A virtual connection holds the state needed to coordinate the handling of the flits of a packet. At a minimum, this state identifies the output port of the current node for the next hop of the route and the state of the virtual connection (idle, waiting for resources, or active). The virtual connection may also include pointers to the flits of the packet that are buffered on the current node and the number of flit buffers available on the next node.

== Interconnect network: basics ==
The growing need for performance from computing systems drove the industry into the multi-core and many-core arena. In this setup, the execution of a kernel (a program) is split across multiple processors and the computation happens in parallel, thus ensuring performance with respect to execution time. This however implies that the processors must now be able to communicate with each other and exchange data and control signals seamlessly. One straightforward approach is the bus based interconnect, a group of wires connecting all the processors. This approach is however not scalable as the number of processors in the system increase. Hence, a scalable high performance interconnect network lies at the core of parallel computer architecture.

=== Basic network terminologies and background ===

==== Definitions of an interconnection network ====
The formal definition of an interconnection network

"An interconnection network I is represented by a strongly connected directed multigraph, I = G(N,C). The set of vertices of the multigraph N includes the set of processing element nodes P and the set of router nodes RT. The set of arcs C represents the set of unidirectional channels (possibly virtual) that connect either the processing elements to the routers or the routers to each other".

The primary expectation of an interconnection network is to have as low a latency as possible, that is the time taken to transfer a message from one node to another should be minimal, while allowing a large number of such transactions to take place concurrently. As with any other engineering design trade offs, the interconnection network must accomplish these traits while keeping the cost of implementation as low as possible. Having discussed what is expected of a network, let us look at a few design points that can be tweaked to obtain the necessary performance.

The basic building blocks of an interconnection network are its topology, routing algorithm, switching strategy and the flow control mechanism.

Topology: This refers to the general infrastructure of the interconnection network; the pattern in which multiple processors are connected. This pattern could either be regular or irregular, though many multi-core architectures today use highly regular interconnection networks.

Routing algorithm: This determines which path the message must take in order to ensure delivery to the destination node. The choice of the path is based on multiple metrics such as latency, security and number of nodes involved etc. There are many different routing algorithms, providing different guarantees and offering different performance trade-offs.

Switching strategy: The routing algorithm only determines the path that a message must take to reach its destination node. The actual traversal of the message within the network is the responsibility of the switching strategy.

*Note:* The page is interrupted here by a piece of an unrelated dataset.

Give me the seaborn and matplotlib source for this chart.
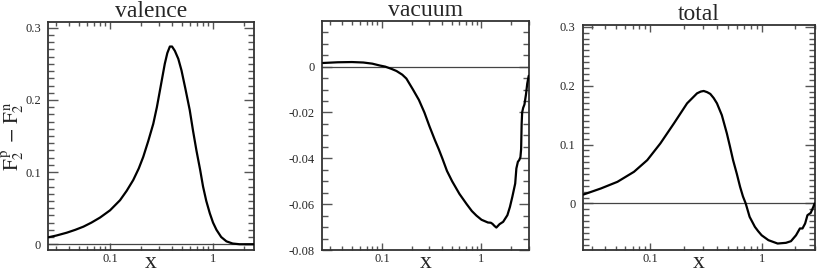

There are basically two types of switching strategies, a circuit switched network is a network where a path is reserved and blocked off from other messages, till the message is delivered to its destination node. A famous example of circuit switched network is the telephone services, which establish a circuit through many switches for a call. The alternative approach is the packet switched network where messages are broken down into smaller compact entities called packets. Each packet contains a part of data in addition to a sequence number. This implies that each packet can now be transferred individually and assembled at the destination based on the sequence number.

Flow control: Note that we have previously established the fact that multiple messages can flow through the interconnect network at any given time. It is the responsibility of the flow control mechanism implemented at the router level to decide which message gets to flow and which message is held back.

==== Characteristics and metrics of a network ====
Every network has a width w, and a transmission rate f, which decide the bandwidth of a network as b = w*f. The amount of data transferred in a single cycle is called a physical unit or phit. As is observable, the width of a network is also equal to the phit size. Hence the bandwidth of the network can also be defined in terms of phit/sec. Each message to be transferred can be broken down into smaller chunks of fixed length entities called packets. Packets may in turn be broken down into message flow control units or flits.

== The need for flits ==
Flits represent logical units of information, while phits represent the physical domain, that is, phits represent the number of bits that can be transferred in parallel in a single cycle. Consider the Cray T3D. It has an interconnection network which uses flit level message flow control wherein each flit is composed of eight 16-bit phits. That means its flit size is 128bits and phit size is 16bits. Also consider the IBM SP2 switch. It also uses the flit level message flow control, but its flit size is equal to its phit size, which is set to 8 bits.

=== Flit width determination ===
Note that the message size is the dominant deciding factor (among many others) in deciding the flit widths. Based on the message size, there are two conflicting design choices:

- Keeping the size of each packet small, in which case the number of packets will increase, thus increasing the total number of transactions, while decreasing the size of each individual transaction.
- Keeping the size of each packet large, in which case the number of packets will decrease, thus decreasing the total number of transactions, while increasing the size of each individual transaction.

Based on the size of the packets, the width of the physical link between two routers has to be decided. Meaning, if the packet size is large, the link width also has to be kept large, however, a larger link width implies more area and higher power dissipation. In general, link widths are kept to a minimum. The link width (which also decides the phit width) now factors into deciding the flit width.

Though inter-router transfers are necessarily constructed in terms of phits, the switching techniques deal in terms of flits. For more details regarding the various switching techniques refer wormhole switching and cut-through switching. Since the majority of switching techniques work on flits, they also have a major impact in deciding the flit width. Other determining factors include reliability, performance and implementation complexity.

== Example ==

An example of how flits works in a network

Consider an example of how packets are transmitted in terms of flits. In this case we have a packet transmitting between A and B in the figure. The packet transmitting process is happening in the following steps.
- The packet will be split into flits W, X, Y and Z.
- The transmit buffer in A will load the first flit Z and send it to B.
- After B receive Z, B will move the flit out of the buffer.
- The transmit buffer in A will then load the next flit Y and send it to B.
- Keep performing the above actions until all flits has been transmitted to B.
- B will then put together all the flits to get the whole packet.

== Summary ==
A flit (flow control units/digits) is a unit amount of data when the message is transmitting in link-level. The flit can be accepted or rejected at the receiver side based on the flow control protocol and the size of the receive buffer. The mechanism of link-level flow control is allowing the receiver to send a continuous signals stream to control if it should keep sending flits or stop sending flits. When a packet is transmitted over a link, the packet will need to be split into multiple flits before the transmitting begin.